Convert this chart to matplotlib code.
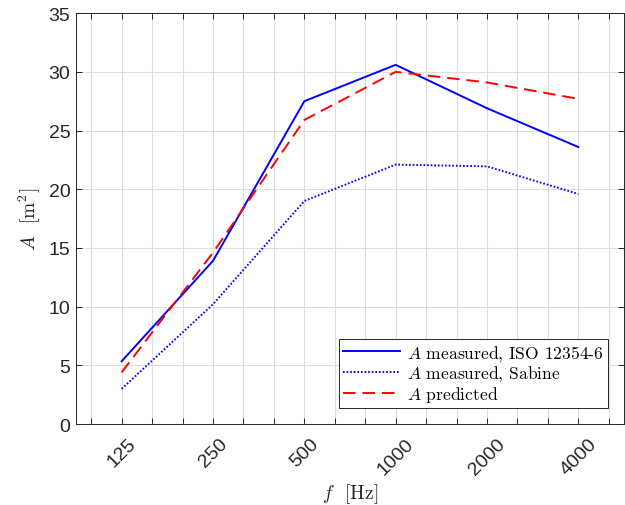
import numpy as np
import matplotlib.pyplot as plt

plt.rcParams['font.family'] = ['Liberation Sans', 'DejaVu Sans']
plt.rcParams['mathtext.fontset'] = 'cm'

# octave band centre frequencies
freqs = [125, 250, 500, 1000, 2000, 4000]
freq_labels = ['125', '250', '500', '1000', '2000', '4000']

# equivalent absorption area A [m^2]
A_iso = [5.35, 13.9, 27.5, 30.6, 26.9, 23.6]
A_sabine = [3.0, 10.2, 19.0, 22.1, 21.95, 19.6]
A_pred = [4.4, 14.6, 25.9, 30.0, 29.1, 27.7]

fig = plt.figure(figsize=(6.25, 5.06), dpi=100)
ax = fig.add_axes([0.1216, 0.160, 0.8768, 0.812])

ax.plot(freqs, A_iso, color='#0000ff', lw=1.4, ls='-',
        label='$A$ measured, ISO 12354-6')
ax.plot(freqs, A_sabine, color='#0000ff', lw=1.4, ls=(0, (0.85, 1.0)),
        label='$A$ measured, Sabine')
ax.plot(freqs, A_pred, color='#ff0000', lw=1.4, ls=(0, (6.5, 3.5)),
        label='$A$ predicted')

# log2 frequency axis, grid on every third-octave band
ax.set_xscale('log', base=2)
ax.set_xlim(125 / np.sqrt(2), 4000 * np.sqrt(2))
thirds = [125 * 2 ** (k / 3) for k in range(-1, 17)]
ax.set_xticks(thirds)
ax.set_xticklabels([freq_labels[freqs.index(round(f))] if round(f) in freqs
                    else '' for f in thirds])
ax.xaxis.set_minor_locator(plt.NullLocator())
ax.set_ylim(0, 35)
ax.set_yticks(np.arange(0, 36, 5))

for lbl in ax.get_xticklabels():
    lbl.set_rotation(45)
    lbl.set_ha('center')

ax.tick_params(direction='in', length=4, width=0.7, colors='#262626',
               labelsize=14, top=True, right=True, labelcolor='#262626')
ax.tick_params(axis='x', pad=8)
ax.tick_params(axis='y', pad=4)
for s in ax.spines.values():
    s.set_color('#262626')
    s.set_linewidth(0.7)
ax.grid(True, color='#dedede', lw=0.8)
ax.set_axisbelow(True)

ax.set_xlabel('$f$  [Hz]', family='cmr10', fontsize=14, color='#262626',
              labelpad=2)
ax.set_ylabel('$A$  [m$^2$]', family='cmr10', fontsize=14, color='#262626',
              labelpad=4)

leg = ax.legend(loc='lower right', bbox_to_anchor=(0.971, 0.039),
                borderaxespad=0, prop={'family': 'cmr10', 'size': 12.6},
                handlelength=3.25, handletextpad=0.4, labelspacing=0.02,
                borderpad=0.25, fancybox=False, framealpha=1)
leg.get_frame().set_edgecolor('#262626')
leg.get_frame().set_linewidth(0.7)

fig.savefig('out.png', dpi=100)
__________________________________________________
Reproduce the data above word for word from its first line through the line that holds "ax = fig.add_axes([0.1216, 0.160, 0.8768, 0.812])", both ends included; skip pictures.

Convert this chart to matplotlib code.
import numpy as np
import matplotlib.pyplot as plt

plt.rcParams['font.family'] = ['Liberation Sans', 'DejaVu Sans']
plt.rcParams['mathtext.fontset'] = 'cm'

# octave band centre frequencies
freqs = [125, 250, 500, 1000, 2000, 4000]
freq_labels = ['125', '250', '500', '1000', '2000', '4000']

# equivalent absorption area A [m^2]
A_iso = [5.35, 13.9, 27.5, 30.6, 26.9, 23.6]
A_sabine = [3.0, 10.2, 19.0, 22.1, 21.95, 19.6]
A_pred = [4.4, 14.6, 25.9, 30.0, 29.1, 27.7]

fig = plt.figure(figsize=(6.25, 5.06), dpi=100)
ax = fig.add_axes([0.1216, 0.160, 0.8768, 0.812])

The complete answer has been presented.